Çin'in, önce dişine en uygun ava yönelmesi, gelecekte daha başka avlara gözünü dikmeyeceği anlamına kuşkusuz gelmiyor. Foreign Policy'den Daniel Blumenthal, "Çin'in, dünyayı ele geçirmek gibi bir strajesinin olduğunu düşünmek zorunlu değil. Yaşamakta olduğu ekonomik büyüme, bu ülkeyi yakın çevresinde ve Orta Asya gibi bölgelerde kara birliklerini kullanarak yürüteceği askeri operasyonlara yönlendirebilir," diyor. Amerika Birleşik Devletleri de bu durumun farkında kuşkusuz, ABD'nin tüm 'jeopolitik-jeostratejik' çabalarının başında Çin'in çevresiyle ve ilgileriyle ilintili olanlar bulunuyor.

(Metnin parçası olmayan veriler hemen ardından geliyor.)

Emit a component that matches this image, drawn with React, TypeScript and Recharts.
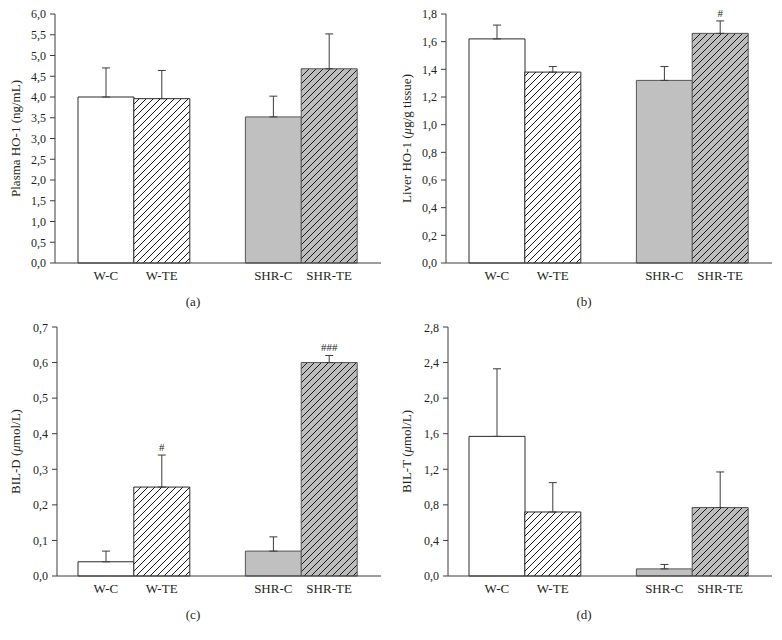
import React from 'react'
import { BarChart, Bar, XAxis, YAxis, ErrorBar, Cell, LabelList } from 'recharts'

const groups = ['W-C', 'W-TE', '', 'SHR-C', 'SHR-TE']

// (a) plasma HO-1, ng/mL  (the empty slot is the gap between the two strains)
const plasmaMean = [4.0, 3.96, 0, 3.52, 4.68]
const plasmaErr = [0.7, 0.68, null, 0.5, 0.84]
const plasmaSig = ['', '', '', '', '']
const plasmaTicks = [0, 0.5, 1, 1.5, 2, 2.5, 3, 3.5, 4, 4.5, 5, 5.5, 6]

// (b) liver HO-1, ug/g tissue
const liverMean = [1.62, 1.38, 0, 1.32, 1.66]
const liverErr = [0.1, 0.04, null, 0.1, 0.09]
const liverSig = ['', '', '', '', '#']
const liverTicks = [0, 0.2, 0.4, 0.6, 0.8, 1.0, 1.2, 1.4, 1.6, 1.8]

// (c) direct bilirubin, umol/L
const bildMean = [0.04, 0.25, 0, 0.07, 0.6]
const bildErr = [0.03, 0.09, null, 0.04, 0.02]
const bildSig = ['', '#', '', '', '###']
const bildTicks = [0, 0.1, 0.2, 0.3, 0.4, 0.5, 0.6, 0.7]

// (d) total bilirubin, umol/L
const biltMean = [1.57, 0.72, 0, 0.08, 0.77]
const biltErr = [0.76, 0.33, null, 0.05, 0.4]
const biltSig = ['', '', '', '', '']
const biltTicks = [0, 0.4, 0.8, 1.2, 1.6, 2.0, 2.4, 2.8]

const FONT = "'Liberation Serif', 'Times New Roman', serif"
const TEXT = '#231f20'
const AXIS = '#3c3c3c'

function YTitle({ viewBox, cx, pre, post }: any) {
  const cy = viewBox.y + viewBox.height / 2
  return (
    <text
      x={cx}
      y={cy}
      transform={`rotate(-90, ${cx}, ${cy})`}
      textAnchor="middle"
      dominantBaseline="central"
      fontFamily={FONT}
      fontSize={13}
      fill={TEXT}
    >
      {pre}
      {post !== undefined && <tspan fontStyle="italic">μ</tspan>}
      {post}
    </text>
  )
}

interface PanelProps {
  id: string
  left: number
  top: number
  mean: number[]
  err: (number | null)[]
  sig: string[]
  ticks: number[]
  max: number
  titlePre: string
  titlePost?: string
  caption: string
  marginTop: number
  marginLeft: number
  padLeft: number
}

function Panel({ id, left, top, mean, err, sig, ticks, max, titlePre, titlePost, caption, marginTop, marginLeft, padLeft }: PanelProps) {
  const data = groups.map((g, i) => ({
    group: g,
    mean: mean[i],
    err: err[i] == null ? undefined : [0, err[i]],
  }))
  const fills = ['#ffffff', `url(#${id}-hw)`, 'none', '#c0c0c0', `url(#${id}-hg)`]
  const strokes = ['#2a2a2a', '#2a2a2a', 'none', '#555555', '#555555']

  // '#' marks sit just above the top of the error bar
  const renderSig = (p: any) => {
    const i = groups.indexOf(p.value)
    if (i < 0 || !sig[i]) return null
    const v = mean[i]
    const e = err[i] as number
    const topY = p.y - (e * p.height) / v
    return (
      <text
        key={`s${i}`}
        x={p.x + p.width / 2}
        y={topY - 8}
        textAnchor="middle"
        dominantBaseline="central"
        fontFamily={FONT}
        fontSize={11}
        fill={TEXT}
      >
        {sig[i]}
      </text>
    )
  }

  return (
    <div style={{ position: 'absolute', left, top, width: 391, height: 320 }}>
      <BarChart
        width={391}
        height={320}
        data={data}
        barCategoryGap={0}
        margin={{ top: marginTop, right: 10, left: marginLeft, bottom: 320 - marginTop - 249 - 30 }}
      >
        <defs>
          <pattern id={`${id}-hw`} patternUnits="userSpaceOnUse" width={7} height={7}>
            <rect width={7} height={7} fill="#ffffff" />
            <path d="M-1,1 l2,-2 M0,7 l7,-7 M6,8 l2,-2" stroke="#1a1a1a" strokeWidth={1} />
          </pattern>
          <pattern id={`${id}-hg`} patternUnits="userSpaceOnUse" width={7} height={7}>
            <rect width={7} height={7} fill="#bdbdbd" />
            <path d="M-1,1 l2,-2 M0,7 l7,-7 M6,8 l2,-2" stroke="#1a1a1a" strokeWidth={1} />
          </pattern>
        </defs>
        <XAxis
          dataKey="group"
          height={30}
          interval={0}
          tickLine={false}
          axisLine={{ stroke: AXIS }}
          padding={{ left: padLeft, right: 24 }}
          tick={{ fontFamily: FONT, fontSize: 13, fill: TEXT }}
        />
        <YAxis
          width={40}
          domain={[0, max]}
          ticks={ticks}
          tickSize={5}
          tickMargin={4}
          axisLine={{ stroke: AXIS }}
          tickLine={{ stroke: AXIS }}
          tickFormatter={(v: number) => v.toFixed(1).replace('.', ',')}
          tick={{ fontFamily: FONT, fontSize: 12, fill: TEXT }}
          label={<YTitle cx={15} pre={titlePre} post={titlePost} />}
        />
        <Bar dataKey="mean" isAnimationActive={false} strokeWidth={1}>
          {data.map((d, i) => (
            <Cell key={d.group + i} fill={fills[i]} stroke={strokes[i]} />
          ))}
          <ErrorBar dataKey="err" width={4} stroke={AXIS} strokeWidth={1} direction="y" />
          <LabelList dataKey="group" content={renderSig} />
        </Bar>
      </BarChart>
      <div
        style={{
          position: 'absolute',
          left: 0,
          width: 386,
          top: marginTop + 281,
          lineHeight: '14px',
          textAlign: 'center',
          fontFamily: FONT,
          fontSize: 13,
          color: TEXT,
        }}
      >
        {caption}
      </div>
    </div>
  )
}

export default function App() {
  return (
    <div style={{ position: 'absolute', left: 0, top: 0, width: 782, height: 640, background: '#fff' }}>
      <Panel id="pa" left={0} top={0} mean={plasmaMean} err={plasmaErr} sig={plasmaSig} ticks={plasmaTicks} max={6}
        titlePre="Plasma HO-1 (ng/mL)" caption="(a)" marginTop={14} marginLeft={15} padLeft={23} />
      <Panel id="pb" left={391} top={0} mean={liverMean} err={liverErr} sig={liverSig} ticks={liverTicks} max={1.8}
        titlePre="Liver HO-1 (" titlePost="g/g tissue)" caption="(b)" marginTop={14} marginLeft={15} padLeft={23} />
      <Panel id="pc" left={0} top={320} mean={bildMean} err={bildErr} sig={bildSig} ticks={bildTicks} max={0.7}
        titlePre="BIL-D (" titlePost="mol/L)" caption="(c)" marginTop={7} marginLeft={17} padLeft={21} />
      <Panel id="pd" left={391} top={320} mean={biltMean} err={biltErr} sig={biltSig} ticks={biltTicks} max={2.8}
        titlePre="BIL-T (" titlePost="mol/L)" caption="(d)" marginTop={7} marginLeft={17} padLeft={21} />
    </div>
  )
}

Kapitalizm krizde, bu kriz giderek derinleşecek kapitalist emperyalistler saldırganlaşacak. Yaşamlarımızı sürdürebilmek için bu süreçleri çok iyi izlemek zorundayız. Bir yandan önemli işkollarında örgütlenmek gibi zorunlukları yerine getirirken, öte yandan, teorik çalışmalarımızın, yapılanların en iyisi olmalarını sağlamakla yükümlüyüz. Gelecek, bir bölümünü şu anda kestirebildiğimiz, büyük bir bölümünü ise yaşandığında görebileceğimiz karmaşık gelişmeler sunacak. Bu karmaşaya hazır olmak bulunduğu, ayaklarını bastığı her yerde karşılaşılacak sorunları en iyi çözebilecek insanlarla donatılmış olmak da demek.